For certain taxpayers, the completion of the assets and liabilities section of the tax return is mandatory. The statement of assets and liabilities must be completed if the taxpayer:
- is a director of a company or a member of a close corporation
- receives income from business, trading or professional activities (including rental)
- receives farming income
- receives foreign income that excludes foreign investment income.
Local assets and liabilities must be individually listed, eg fixed properties, shares in private companies, mortgage bonds and bank overdrafts. The local assets and liabilities must be reflected at cost. The foreign assets and liabilities are translated to rand using the exchange rate as at the end of the year of assessment.
Why is it important to submit an accurate statement of assets and liabilities? Taxpayers must ensure that a full and accurate disclosure is made of all relevant information as required in the income tax return. Misrepresentation, neglect or omission of information may expose the taxpayer to additional tax and interest in the event of the South African Revenue Service (SARS) undertaking an audit.

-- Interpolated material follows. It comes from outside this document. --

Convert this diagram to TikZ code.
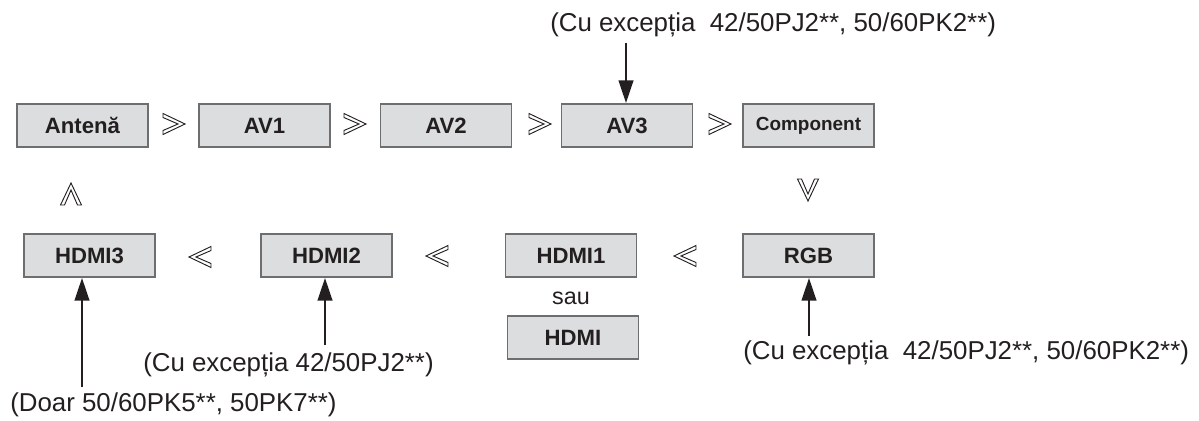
\documentclass[tikz,border=0pt]{standalone}
\usepackage{fontspec}
\setmainfont{Liberation Sans}
\usetikzlibrary{arrows.meta}
\definecolor{boxfill}{HTML}{DCDDDE}
\definecolor{boxline}{HTML}{6D6E70}
\definecolor{ink}{HTML}{231F20}
\begin{document}
\begin{tikzpicture}[x=0.75pt,y=-0.75pt,
  srcbox/.style={draw=boxline, fill=boxfill, line width=1.2pt, text=ink,
    minimum width=98.5pt, minimum height=32.5pt, inner sep=0pt,
    font=\fontsize{16.6}{19}\selectfont\bfseries},
  note/.style={text=ink, inner sep=0pt, anchor=west,
    font=\fontsize{19.4}{23}\selectfont},
  feed/.style={draw=ink, line width=1.6pt,
    -{Triangle[length=17pt,width=11pt]}},
  chev/.pic={\draw[ink, line width=0.7pt, fill=white, line join=miter]
    (-11,-10.5) -- (11,0) -- (-11,10.5) -- (-11,6.5) -- (4,0) -- (-11,-6.5) -- cycle;}
]
\useasboundingbox (0,0) rectangle (1199,421);

% top row
\node[srcbox] (ant) at (82.5,125.5) {Antenă};
\node[srcbox] (av1) at (264.5,125.5) {AV1};
\node[srcbox] (av2) at (446,125.5) {AV2};
\node[srcbox] (av3) at (627,125.5) {AV3};
\node[srcbox, font=\fontsize{14.2}{16}\selectfont\bfseries] (comp) at (808.5,125.5) {Component};

% bottom row
\node[srcbox] (hd3) at (89.5,255.5) {HDMI3};
\node[srcbox] (hd2) at (326.5,255.5) {HDMI2};
\node[srcbox] (hd1) at (571,255.5) {HDMI1};
\node[srcbox] (rgb) at (808.5,255.5) {RGB};
\node[text=ink, inner sep=0pt, font=\fontsize{17.5}{20}\selectfont] (sau) at (571,298) {sau};
\node[srcbox] (hd) at (573,337.5) {HDMI};

% chevrons
\pic at (174,124) {chev};
\pic at (355,124) {chev};
\pic at (540,124) {chev};
\pic at (720,124) {chev};
\pic[rotate=180] at (200,257) {chev};
\pic[rotate=180] at (437,256) {chev};
\pic[rotate=180] at (685,256) {chev};
\pic[rotate=90] at (71,194) {chev};
\pic[rotate=-90] at (808,190) {chev};

% notes
\node[note] (ntop) at (550,25) {(Cu excepția\ \ 42/50PJ2**, 50/60PK2**)};
\node[note] (nrgb) at (743,353) {(Cu excepția\ \ 42/50PJ2**, 50/60PK2**)};
\node[note] (nhd2) at (143,365) {(Cu excepția 42/50PJ2**)};
\node[note] (nhd3) at (10,405) {(Doar 50/60PK5**, 50PK7**)};

% feed arrows
\coordinate (a3s) at (626,43);
\coordinate (h3s) at (82,387);
\coordinate (h2s) at (325,345);
\coordinate (rgs) at (809,336);
\draw[feed] (a3s) -- (a3s |- av3.north);
\draw[feed] (h3s) -- (h3s |- hd3.south);
\draw[feed] (h2s) -- (h2s |- hd2.south);
\draw[feed] (rgs) -- (rgs |- rgb.south);
\end{tikzpicture}
\end{document}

SARS can use the information in the statement of assets and liabilities to identify potential non-declaration of capital gains/losses, eg where the cost of fixed property has reduced in a year of assessment in the statement of asset and liabilities, it may indicate that fixed property has been disposed of. The next step would be to identify whether the capital gain/loss has been reflected in the tax return. The same principle would apply to other classes of assets which would be subject to capital gains tax (CGT).
A capital reconciliation is a method employed by SARS to determine whether a taxpayer has accurately declared their income. This method applies a simple concept on identifying the growth in the taxpayer’s net assets over a period of tax years. A living expenditure schedule must be completed by the taxpayer. The living expenditure is an estimated expenditure schedule which encompasses items such as household groceries, school fees and holiday costs. The growth in the taxpayer’s assets plus the living expenditure is compared to the income declared in the tax returns. Where the income declared cannot justify the growth in assets and the living expenses, SARS may raise an assessment for the under-declaration of income. The taxpayer then has exposure to 200 percent additional tax and interest.
It is therefore important to ensure that tax returns are complete and accurate, and that special attention is given to the statement of assets and liabilities.